Weakening the conceptual force of rights frameworks in the context of global challenges?
What are the consequences of the Council’s silence regarding the right to health and the international obligations of assistance and cooperation? One might be tempted to praise the Council for using one of its biggest guns (determining the existence of a threat to peace and security) to marshal an effective response to the Ebola crisis. At the same time, however, the Council’s failure to make any reference to applicable human rights obligations relegates rights to the background, suggesting that they are of minor importance. Yet, particularly in situations which are not considered to reach the threshold of a crisis situation, human rights could provide important guidance on duties of cross-border solidarity. Thus, what is left unsaid in Resolution 2177 matters on a normative level. It is in the nature of international law that norms need to be kept alive and indeed filled with life. If a highly relevant legal obligation is completely omitted from a significant Security Council resolution, the normative value of the corresponding norm is cast into doubt.
In the case of the international obligation of assistance and co-operation in social matters, the omission weighs particularly heavy. The obligatory force of Article 56 has long been contested (See e.g. discussion by M Langford et al in Global Justice, State Duties, CUP 2014, 54-55) Similarly, the obligations associated with the right to health have to contend with normative doubts. While it is true that economic and social rights today do enjoy broad support as an integral part of international human rights, they have arguably not achieved the same acceptance as civil and political rights. What is more, a number of developed States have not accepted the existence of legally binding international obligations in relation to socio-economic rights, arguing instead “that international cooperation and assistance was an important moral obligation but not a legal entitlement” (See UN Doc E/CN.4/2005/52, para. 76).

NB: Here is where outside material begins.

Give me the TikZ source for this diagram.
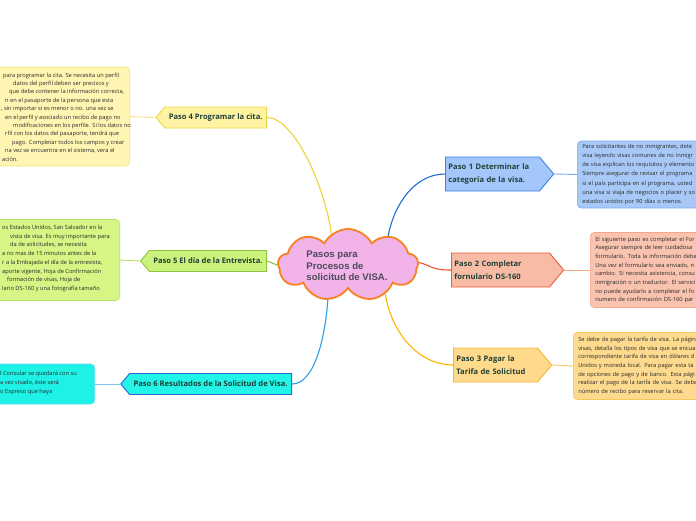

With this in mind, it might have seemed a pragmatic step for the Security Council to approach the Ebola crisis solely from a security perspective. Yet, it does give one pause for thought that the right to health was at no point mentioned in the Council debate. In a rapidly globalizing world order communal action across borders will increasingly gain in significance. If human rights are to retain their role as dominant conceptual framework by which we assess State action, it is essential that obligations of co-operation and assistance are taken seriously. Or else rights will steadily give way to alternative discourses.